A-Tec Plummets in Vienna as Penta Talks Fail, Deadline Lurks
A-Tec Industries AG (ATEC) plummeted in Vienna as Penta Investments Ltd. said talks with the insolvent Austrian engineering company failed and Chief Executive Officer Mirko Kovats faces a midnight deadline to pay creditors.
Shares dropped 29 percent to 84 cents at the 5:30 p.m. close, the lowest since A-Tec started trading in the Austrian capital in 2006. Kovats has until midnight to raise funds he needs to pay creditors 47 percent of their claims, a quota agreed to in a restructuring plan last year.

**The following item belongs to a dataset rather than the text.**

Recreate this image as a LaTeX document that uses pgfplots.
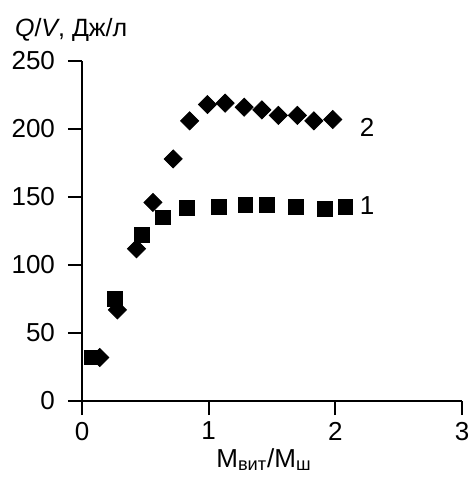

The sum needed to fulfill the plan stands at 210 million euros ($282 million), according to Wolfgang Hrobar, a member of A-Tec’s creditor committee. Matthias Schmidt, the insolvency administrator, must receive the sum by the end of this month. If he doesn’t, he is mandated by creditors to take control of A-Tec and break it up to raise as much as possible.
A-Tec restarted negotiations with Penta on Sept. 22 after a previous agreement to sell most of its assets to a group led by Contor Industries GmbH fell short of the funds required to pay creditors as Pakistani investor Alshair Fiyaz’s Solstice International dropped out of the deal.
Penta said in a statement today that the talks failed “due to the time constraints and due to the very different expectations of parties involved.”
“Penta Investments is declaring its readiness and willingness to submit a competitive and binding offer” to Schmidt “for particular assets of A-Tec in due course,” according to the e-mailed statement.